## begin SOURCE MATERIAL
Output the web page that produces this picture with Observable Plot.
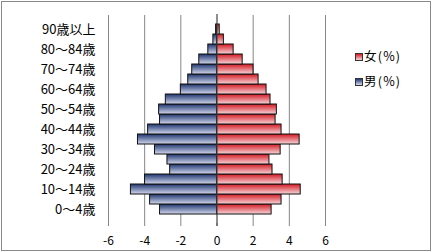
<!DOCTYPE html>
<html><head><meta charset="utf-8">
<script src="https://cdn.jsdelivr.net/npm/d3@7"></script>
<script src="https://cdn.jsdelivr.net/npm/@observablehq/plot@0.6"></script>
<style>
body{margin:0;background:#fff;font-family:"Noto Sans CJK JP","Noto Sans",sans-serif}
#wrap{position:relative;width:433px;height:252px;overflow:hidden}
#border{position:absolute;left:1px;top:1px;width:430px;height:250px;border:1px solid #8a8a8a;box-sizing:border-box;pointer-events:none}
#legend{position:absolute;left:355px;top:43px;font-size:12.5px;line-height:25px;color:#000;letter-spacing:1.2px}
#legend .sw{display:inline-block;width:6px;height:6px;border:1px solid #333;margin-right:1px;vertical-align:0px}
</style></head>
<body><div id="wrap"><div id="chart"></div><div id="legend"></div><div id="border"></div></div>
<script>
const categories = ["0～4歳","5～9歳","10～14歳","15～19歳","20～24歳","25～29歳","30～34歳","35～39歳","40～44歳","45～49歳","50～54歳","55～59歳","60～64歳","65～69歳","70～74歳","75～79歳","80～84歳","85～89歳","90歳以上"];
const male = [-3.15,-3.7,-4.76,-3.98,-2.59,-2.74,-3.43,-4.37,-3.81,-3.15,-3.2,-2.83,-2.0,-1.59,-1.37,-0.98,-0.48,-0.2,-0.05];
const female = [3.02,3.57,4.63,3.63,3.07,2.9,3.52,4.57,3.57,3.24,3.31,2.96,2.74,2.3,2.02,1.42,0.92,0.38,0.15];
const xTicks = [-6,-4,-2,0,2,4,6];
const seriesNames = ["女(%)","男(%)"];

const rows = [];
categories.forEach((c,i)=>{
  rows.push({cat:c, sex:"male", value:male[i]});
  rows.push({cat:c, sex:"female", value:female[i]});
});
const yTicks = categories.filter((c,i)=>i%2===0);

const maleTop = "#1f3670", maleBottom = "#d3d8ee";
const femTop = "#d41a24", femBottom = "#f7d6d9";

const defs = () => {
  const g = d3.create("svg:g");
  const d = g.append("defs");
  const m = d.append("linearGradient").attr("id","gMale").attr("x1",0).attr("y1",0).attr("x2",0).attr("y2",1);
  m.append("stop").attr("offset","0%").attr("stop-color",maleTop);
  m.append("stop").attr("offset","100%").attr("stop-color",maleBottom);
  const f = d.append("linearGradient").attr("id","gFemale").attr("x1",0).attr("y1",0).attr("x2",0).attr("y2",1);
  f.append("stop").attr("offset","0%").attr("stop-color",femTop);
  f.append("stop").attr("offset","100%").attr("stop-color",femBottom);
  return g.node();
};

const chart = Plot.plot({
  width:433, height:252,
  marginLeft:108, marginRight:108, marginTop:15, marginBottom:29,
  style:{fontFamily:'"Noto Sans CJK JP","Noto Sans",sans-serif', fontSize:"12px", color:"#000", background:"transparent"},
  x:{domain:[-6,6], ticks:xTicks, tickSize:3, tickPadding:10, label:null, tickFormat:d=>String(d).replace("−","-")},
  y:{domain:categories.slice().reverse(), ticks:yTicks, tickSize:0, tickPadding:13, label:null, padding:0},
  marks:[
    defs,
    Plot.ruleX(xTicks.filter(d=>d!==0), {stroke:"#868686", strokeWidth:1}),
    Plot.barX(rows.filter(r=>r.sex==="male"), {x:"value", y:"cat", fill:"url(#gMale)", stroke:"#111", strokeWidth:1}),
    Plot.barX(rows.filter(r=>r.sex==="female"), {x:"value", y:"cat", fill:"url(#gFemale)", stroke:"#111", strokeWidth:1}),
    Plot.ruleX([0], {stroke:"#444", strokeWidth:1.2, insetTop:-1, insetBottom:-3})
  ]
});
chart.querySelectorAll('[aria-label="x-axis tick"] path, [aria-label="x-axis tick"]').forEach(e=>e.setAttribute("stroke","#868686"));
chart.querySelectorAll('[aria-label="y-axis tick label"] text, [aria-label="y-axis tick label"]').forEach(e=>e.setAttribute("font-size","13"));
document.getElementById("chart").appendChild(chart);

const lg = document.getElementById("legend");
[`linear-gradient(${femTop},${femBottom})`,`linear-gradient(${maleTop},${maleBottom})`].forEach((bg,i)=>{
  const row = document.createElement("div");
  const sw = document.createElement("span"); sw.className="sw"; sw.style.background=bg;
  row.appendChild(sw);
  row.appendChild(document.createTextNode(seriesNames[i]));
  lg.appendChild(row);
});
</script></body></html>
## end SOURCE MATERIAL
STATED TASK
Go through the listing above and write it all out exactly, leaving out any picture.

WORKED SOLUTION
Output the web page that produces this picture with Observable Plot.
<!DOCTYPE html>
<html><head><meta charset="utf-8">
<script src="https://cdn.jsdelivr.net/npm/d3@7"></script>
<script src="https://cdn.jsdelivr.net/npm/@observablehq/plot@0.6"></script>
<style>
body{margin:0;background:#fff;font-family:"Noto Sans CJK JP","Noto Sans",sans-serif}
#wrap{position:relative;width:433px;height:252px;overflow:hidden}
#border{position:absolute;left:1px;top:1px;width:430px;height:250px;border:1px solid #8a8a8a;box-sizing:border-box;pointer-events:none}
#legend{position:absolute;left:355px;top:43px;font-size:12.5px;line-height:25px;color:#000;letter-spacing:1.2px}
#legend .sw{display:inline-block;width:6px;height:6px;border:1px solid #333;margin-right:1px;vertical-align:0px}
</style></head>
<body><div id="wrap"><div id="chart"></div><div id="legend"></div><div id="border"></div></div>
<script>
const categories = ["0～4歳","5～9歳","10～14歳","15～19歳","20～24歳","25～29歳","30～34歳","35～39歳","40～44歳","45～49歳","50～54歳","55～59歳","60～64歳","65～69歳","70～74歳","75～79歳","80～84歳","85～89歳","90歳以上"];
const male = [-3.15,-3.7,-4.76,-3.98,-2.59,-2.74,-3.43,-4.37,-3.81,-3.15,-3.2,-2.83,-2.0,-1.59,-1.37,-0.98,-0.48,-0.2,-0.05];
const female = [3.02,3.57,4.63,3.63,3.07,2.9,3.52,4.57,3.57,3.24,3.31,2.96,2.74,2.3,2.02,1.42,0.92,0.38,0.15];
const xTicks = [-6,-4,-2,0,2,4,6];
const seriesNames = ["女(%)","男(%)"];

const rows = [];
categories.forEach((c,i)=>{
  rows.push({cat:c, sex:"male", value:male[i]});
  rows.push({cat:c, sex:"female", value:female[i]});
});
const yTicks = categories.filter((c,i)=>i%2===0);

const maleTop = "#1f3670", maleBottom = "#d3d8ee";
const femTop = "#d41a24", femBottom = "#f7d6d9";

const defs = () => {
  const g = d3.create("svg:g");
  const d = g.append("defs");
  const m = d.append("linearGradient").attr("id","gMale").attr("x1",0).attr("y1",0).attr("x2",0).attr("y2",1);
  m.append("stop").attr("offset","0%").attr("stop-color",maleTop);
  m.append("stop").attr("offset","100%").attr("stop-color",maleBottom);
  const f = d.append("linearGradient").attr("id","gFemale").attr("x1",0).attr("y1",0).attr("x2",0).attr("y2",1);
  f.append("stop").attr("offset","0%").attr("stop-color",femTop);
  f.append("stop").attr("offset","100%").attr("stop-color",femBottom);
  return g.node();
};

const chart = Plot.plot({
  width:433, height:252,
  marginLeft:108, marginRight:108, marginTop:15, marginBottom:29,
  style:{fontFamily:'"Noto Sans CJK JP","Noto Sans",sans-serif', fontSize:"12px", color:"#000", background:"transparent"},
  x:{domain:[-6,6], ticks:xTicks, tickSize:3, tickPadding:10, label:null, tickFormat:d=>String(d).replace("−","-")},
  y:{domain:categories.slice().reverse(), ticks:yTicks, tickSize:0, tickPadding:13, label:null, padding:0},
  marks:[
    defs,
    Plot.ruleX(xTicks.filter(d=>d!==0), {stroke:"#868686", strokeWidth:1}),
    Plot.barX(rows.filter(r=>r.sex==="male"), {x:"value", y:"cat", fill:"url(#gMale)", stroke:"#111", strokeWidth:1}),
    Plot.barX(rows.filter(r=>r.sex==="female"), {x:"value", y:"cat", fill:"url(#gFemale)", stroke:"#111", strokeWidth:1}),
    Plot.ruleX([0], {stroke:"#444", strokeWidth:1.2, insetTop:-1, insetBottom:-3})
  ]
});
chart.querySelectorAll('[aria-label="x-axis tick"] path, [aria-label="x-axis tick"]').forEach(e=>e.setAttribute("stroke","#868686"));
chart.querySelectorAll('[aria-label="y-axis tick label"] text, [aria-label="y-axis tick label"]').forEach(e=>e.setAttribute("font-size","13"));
document.getElementById("chart").appendChild(chart);

const lg = document.getElementById("legend");
[`linear-gradient(${femTop},${femBottom})`,`linear-gradient(${maleTop},${maleBottom})`].forEach((bg,i)=>{
  const row = document.createElement("div");
  const sw = document.createElement("span"); sw.className="sw"; sw.style.background=bg;
  row.appendChild(sw);
  row.appendChild(document.createTextNode(seriesNames[i]));
  lg.appendChild(row);
});
</script></body></html>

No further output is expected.